Begitulah ceritanya. Dan saya, yang awalnya ingin meleraipun ikut-ikutan tertarik untuk menonton. Kenapa..? Karena adegannya bukan cuma bak buk bak buk biasa, tapi ada dialognya juga. Plus tata gerak yang lumayan berirama.

"Hai kamu, aku memang bukan orang sini. Aku adalah seorang petani. Tapi bukan berarti aku boleh kau remehkan. Kalau kamu tidak terima karena aku hajar, silahkan. Kalau penduduk sini ingin ikut campur, silahkan. Tapi bayar dulu hutangmu"

"Hai kawan. Aku bukannya tidak mau membayar hutang. Tapi aku memang tidak punya uang. Kamu tahu sendiri kan..?"

"Kalau begitu kenapa kamu berjanji akan membayar hari ini..?"

"Maaf.."

"Apa..? Tiada maaf bagimu. Aku orang susah, kamu orang susah. Tiap kali kamu butuh pertolongan selalu aku bantu, tanpa mempedulikan kesulitanku sendiri. Tapi, sekarang ini, saat aku butuh uang untuk membayar sekolah anak, kamu tidak mau membantu..? Teman macam apa kamu..?"

"Tadi kan sudah kubilang, aku tidak punya uang"

"Wheladalah jabang bayi..!! Aku memang bukan orang sini. Aku adalah seorang petani. Kalau tidak mau bayar, ayo kita berkelahi"

JREEENNGG...!!!

Dari gang sempit yang membelah hutan bambu, tiba-tiba muncul ibu si penghutang. Dia terlihat marah, lalu dengan lantang berkata :

"Hai kamu, janganlah kurang ajar. Jelek-jelek begitu, dia adalah anakku. Ku kandung sembilan bulan, aku susui, ku asuh sampai besar begini. Aku tidak rela kalau dia dihina"

"Hai ibu, jangan ikut campur. Dia salah. Aku butuh uang, guna membayar buku sekolah"

"Tapi yang kau hajar adalah anakku"

"Ya, benar. Anak yang tidak bisa bayar hutang. Hahaha..!!"

Mendengar jawaban tersebut, sang ibu langsung marah. Dia memukul-mukul tembok. Si pemberi hutang ikut marah, dia membanting-banting pot bunga.

"Hai ibu, aku memang bukan orang sini. Aku adalah seorang petani. Kalau ibu tidak terima, ayo kita berkelahi..!!"

Tok tok tok tok...!!!!

Si pemberi hutang mengejar sang ibu, ingin memukul.
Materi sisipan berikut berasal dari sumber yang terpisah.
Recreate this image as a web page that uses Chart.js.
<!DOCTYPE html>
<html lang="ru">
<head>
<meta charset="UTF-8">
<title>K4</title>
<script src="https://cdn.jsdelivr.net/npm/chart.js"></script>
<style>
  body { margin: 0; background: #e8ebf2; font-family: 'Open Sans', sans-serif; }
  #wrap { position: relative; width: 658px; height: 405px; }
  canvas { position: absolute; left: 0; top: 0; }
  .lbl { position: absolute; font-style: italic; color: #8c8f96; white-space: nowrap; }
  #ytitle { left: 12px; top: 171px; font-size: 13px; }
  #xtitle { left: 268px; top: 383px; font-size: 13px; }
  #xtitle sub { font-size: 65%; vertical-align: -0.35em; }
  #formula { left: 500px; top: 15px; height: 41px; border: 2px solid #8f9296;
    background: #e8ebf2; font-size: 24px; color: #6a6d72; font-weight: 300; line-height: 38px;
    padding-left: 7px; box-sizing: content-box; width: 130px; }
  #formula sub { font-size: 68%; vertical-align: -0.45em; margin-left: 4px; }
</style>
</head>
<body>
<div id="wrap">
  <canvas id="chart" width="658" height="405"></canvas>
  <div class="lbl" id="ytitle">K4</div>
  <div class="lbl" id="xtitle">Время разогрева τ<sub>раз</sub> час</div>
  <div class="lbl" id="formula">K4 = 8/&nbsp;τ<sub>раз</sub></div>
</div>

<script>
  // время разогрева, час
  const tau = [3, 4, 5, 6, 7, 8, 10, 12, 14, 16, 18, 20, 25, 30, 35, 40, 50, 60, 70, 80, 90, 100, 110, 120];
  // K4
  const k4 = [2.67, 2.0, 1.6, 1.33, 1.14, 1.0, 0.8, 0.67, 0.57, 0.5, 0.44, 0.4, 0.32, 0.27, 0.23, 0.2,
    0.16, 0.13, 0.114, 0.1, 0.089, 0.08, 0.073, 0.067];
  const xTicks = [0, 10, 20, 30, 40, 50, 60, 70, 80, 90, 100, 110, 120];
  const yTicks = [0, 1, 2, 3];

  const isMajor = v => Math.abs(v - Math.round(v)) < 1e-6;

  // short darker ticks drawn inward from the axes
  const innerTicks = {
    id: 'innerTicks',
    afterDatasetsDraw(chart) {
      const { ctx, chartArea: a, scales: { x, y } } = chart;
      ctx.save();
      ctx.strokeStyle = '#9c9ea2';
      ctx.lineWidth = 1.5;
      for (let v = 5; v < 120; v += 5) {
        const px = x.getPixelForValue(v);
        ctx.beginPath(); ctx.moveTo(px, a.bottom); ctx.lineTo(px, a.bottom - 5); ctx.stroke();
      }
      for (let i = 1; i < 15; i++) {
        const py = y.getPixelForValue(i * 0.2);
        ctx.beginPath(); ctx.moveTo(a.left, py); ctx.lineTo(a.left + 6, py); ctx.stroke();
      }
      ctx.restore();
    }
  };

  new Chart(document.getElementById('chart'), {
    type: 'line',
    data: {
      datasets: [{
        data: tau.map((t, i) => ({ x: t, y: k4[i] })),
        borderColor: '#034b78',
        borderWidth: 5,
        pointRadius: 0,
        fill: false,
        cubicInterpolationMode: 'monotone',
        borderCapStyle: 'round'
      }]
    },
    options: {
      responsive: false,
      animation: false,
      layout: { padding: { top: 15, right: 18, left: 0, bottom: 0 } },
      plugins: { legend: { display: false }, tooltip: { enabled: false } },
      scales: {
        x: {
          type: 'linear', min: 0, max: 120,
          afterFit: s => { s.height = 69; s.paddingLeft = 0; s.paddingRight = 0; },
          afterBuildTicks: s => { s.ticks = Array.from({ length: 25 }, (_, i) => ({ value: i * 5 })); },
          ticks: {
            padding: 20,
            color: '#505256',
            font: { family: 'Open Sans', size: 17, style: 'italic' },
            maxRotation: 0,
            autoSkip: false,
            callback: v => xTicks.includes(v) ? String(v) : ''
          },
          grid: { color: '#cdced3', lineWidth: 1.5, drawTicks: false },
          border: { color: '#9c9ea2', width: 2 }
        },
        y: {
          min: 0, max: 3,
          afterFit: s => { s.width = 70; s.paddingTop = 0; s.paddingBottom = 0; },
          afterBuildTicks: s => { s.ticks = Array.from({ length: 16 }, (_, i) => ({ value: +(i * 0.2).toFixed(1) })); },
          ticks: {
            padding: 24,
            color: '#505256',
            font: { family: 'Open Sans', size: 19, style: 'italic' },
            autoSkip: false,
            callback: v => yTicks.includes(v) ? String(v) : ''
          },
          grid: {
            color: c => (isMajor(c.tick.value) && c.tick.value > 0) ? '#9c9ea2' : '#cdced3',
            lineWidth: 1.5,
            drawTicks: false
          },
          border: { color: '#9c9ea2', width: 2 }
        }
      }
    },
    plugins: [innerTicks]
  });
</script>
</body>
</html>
Belasan warga yang tadinya hanya pasif menonton, tiba-tiba tergerak hatinya. Mereka langsung memisahkan mereka. Sang ibu diungsikan ke rumahnya ditengah hutan bambu, si pemberi hutang dikembalikan ke pinggir jalan. Kontan saja, hal ini membuat si pemberi hutang makin marah. Dengan penuh semangat dia pun melontarkan berbagai sumpah serapah. Semua orang ditantang berkelahi. Hingga kemudian dengan amat sangar dia menatap tajam pada saya :

"Hai kamu, jangan ikut campur. Kalau tidak terima, ayo kita berkelahi"
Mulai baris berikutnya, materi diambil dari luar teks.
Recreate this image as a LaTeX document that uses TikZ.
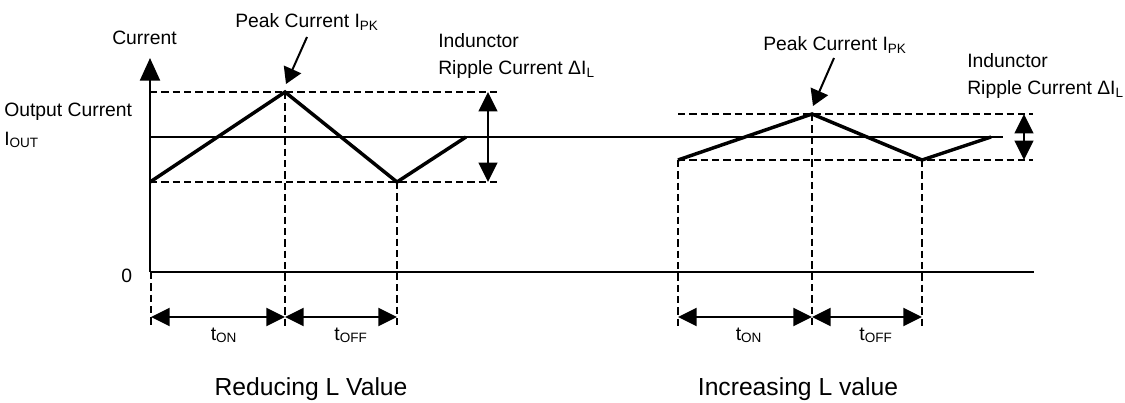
\documentclass[tikz,border=0pt]{standalone}
\usepackage{fontspec}
\setmainfont{Liberation Sans}
\usetikzlibrary{arrows.meta}
\begin{document}
\begin{tikzpicture}[x=0.75pt,y=-0.75pt,
  lbl/.style={font=\fontsize{14.5}{17}\selectfont, inner sep=0pt, anchor=base west},
  tlbl/.style={font=\fontsize{14.5}{17}\selectfont, inner sep=0pt, anchor=base},
  ttl/.style={font=\fontsize{18.5}{22}\selectfont, inner sep=0pt, anchor=base},
  axisline/.style={line width=1.7pt},
  ioutline/.style={line width=1.1pt},
  wave/.style={line width=2.6pt, line join=miter},
  guide/.style={line width=1.4pt, dash pattern=on 5.5pt off 3pt},
  yarrow/.style={line width=1.7pt, -{Triangle[length=17pt,width=15pt]}},
  tarrow/.style={line width=1.5pt, {Triangle[length=14pt,width=13.5pt]}-{Triangle[length=14pt,width=13.5pt]}},
  rarrow/.style={line width=1.5pt, {Triangle[length=14.5pt,width=14pt]}-{Triangle[length=14.5pt,width=14pt]}},
  parrow/.style={line width=1.5pt, -{Triangle[length=12pt,width=14pt]}},
]
\useasboundingbox (0,0) rectangle (1125,403);

% axes
\coordinate (O) at (150,272);
\coordinate (ytop) at (150,58);
\coordinate (xend) at (1034,272);
\coordinate (ioutL) at (150,137);
\coordinate (ioutR) at (1003,137);

% left waveform points
\coordinate (A0) at (150,182);
\coordinate (A1) at (285,92);
\coordinate (A2) at (397,182);
\coordinate (A3) at (466,137);
% right waveform points
\coordinate (B0) at (678,160);
\coordinate (B1) at (812,114);
\coordinate (B2) at (922,160);
\coordinate (B3) at (991,137);

% guide line ends
\coordinate (LTe) at (498,92);
\coordinate (LBe) at (498,182);
\coordinate (RTe) at (1033,114);
\coordinate (RBe) at (1033,160);

\coordinate (V0) at (151,328);
\coordinate (V0t) at (151,272);
\coordinate (V1) at (285,328);
\coordinate (V2) at (397,328);
\coordinate (V3) at (678,328);
\coordinate (V4) at (812,328);
\coordinate (V5) at (922,328);

\coordinate (T0) at (151,317);
\coordinate (T1) at (285,317);
\coordinate (T2) at (397,317);
\coordinate (T3) at (678,317);
\coordinate (T4) at (812,317);
\coordinate (T5) at (922,317);

\coordinate (RL1) at (488,92);
\coordinate (RL2) at (488,182);
\coordinate (RR1) at (1024,114);
\coordinate (RR2) at (1024,160);

\coordinate (PLs) at (307,37);
\coordinate (PLt) at (286,84);
\coordinate (PRs) at (834,58);
\coordinate (PRt) at (813,106);

% guides
\draw[guide] (A1 -| O) -- (LTe);
\draw[guide] (A0) -- (LBe);
\draw[guide] (B0) -- (RBe);
\draw[guide] (B0 |- B1) -- (RTe);
\draw[guide] (V0t) -- (V0);
\draw[guide] (A1) -- (V1);
\draw[guide] (A2) -- (V2);
\draw[guide] (B0) -- (V3);
\draw[guide] (B1) -- (V4);
\draw[guide] (B2) -- (V5);

% axes
\draw[axisline] (O) -- (xend);
\draw[yarrow] (O) -- (ytop);
\draw[ioutline] (ioutL) -- (ioutR);

% waveforms
\draw[wave] (A0) -- (A1) -- (A2) -- (A3);
\draw[wave] (B0) -- (B1) -- (B2) -- (B3);

% time arrows
\draw[tarrow] (T0) -- (T1);
\draw[tarrow] (T1) -- (T2);
\draw[tarrow] (T3) -- (T4);
\draw[tarrow] (T4) -- (T5);

% ripple arrows
\draw[rarrow] (RL1) -- (RL2);
\draw[rarrow] (RR1) -- (RR2);

% peak arrows
\draw[parrow] (PLs) -- (PLt);
\draw[parrow] (PRs) -- (PRt);

% labels
\node[lbl] (cur) at (112,45) {Current};
\node[lbl] (pkL) at (235,28) {Peak Current I\textsubscript{PK}};
\node[lbl] (pkR) at (763,51) {Peak Current I\textsubscript{PK}};
\node[lbl] (indL) at (438,48) {Indunctor};
\node[lbl] (ripL) at (438,75) {Ripple Current ΔI\textsubscript{L}};
\node[lbl] (indR) at (967,68) {Indunctor};
\node[lbl] (ripR) at (967,95) {Ripple Current ΔI\textsubscript{L}};
\node[lbl] (outc) at (4,117) {Output Current};
\node[lbl] (iout) at (4,145) {I\textsubscript{OUT}};
\node[lbl] (zero) at (121,282) {0};

\node[tlbl] (tonL) at (224,340) {t\textsubscript{ON}};
\node[tlbl] (toffL) at (351,340) {t\textsubscript{OFF}};
\node[tlbl] (tonR) at (749,340) {t\textsubscript{ON}};
\node[tlbl] (toffR) at (876,340) {t\textsubscript{OFF}};

\node[ttl] (titL) at (311,395) {Reducing L Value};
\node[ttl] (titR) at (798,395) {Increasing L value};
\end{tikzpicture}
\end{document}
Begitu tantangnya. Sebuah tantangan yang membuat nyali saya makin ciut saja. Apalagi ternyata dia mengulangi tantangannya :

"Lho, kok malah melotot..? Kamu berani..? Aku memang bukan orang sini. Aku adalah seorang petani. Kalau tidak terima, ayo kita berkelahi..!!"

Begitu ucapnya sambil menunjuk-nunjuk anak kelas 2 SMP yang sedang duduk menonton di depan saya. Fyuuh, syukurlah. Saya pun bernafas lega.

Pukul duabelas malam perkelahian belum selesai. Para penduduk masih asyik menonton adegan yang sebenarnya lebih mirip pertunjukan wayang orang. Saya pulang kerumah, ingin melanjutkan belajar tapi apa daya, suara diluar masih terlalu ribut. Apalagi kemudian ada tiga orang bapak yang sempet-sempetnya main kerumah saya, lalu ngobrol ngalor ngidul dengan bapak saya. Mulanya pelan-pelan tapi lama-kelamaan tambah berisik saja, lebih berisik dari suara orang yang berkelahi. SAYA TAMBAH TIDAK BISA BELAJAR..!!!

Walhasil, ujian mesin listrik saya kerjakan sebisanya saja. Entah berapa yang benar, dan berapa pula yang salah. Saya tidak tahu

 

Note : Dialog berantemnya tidak sama persis seperti ini, sebab yang aslinya berlangsung selama kurang lebih tiga jam. Terlalu panjang untuk ditulis. Makanya saya singkat saja, yang penting "suasana" nya sama.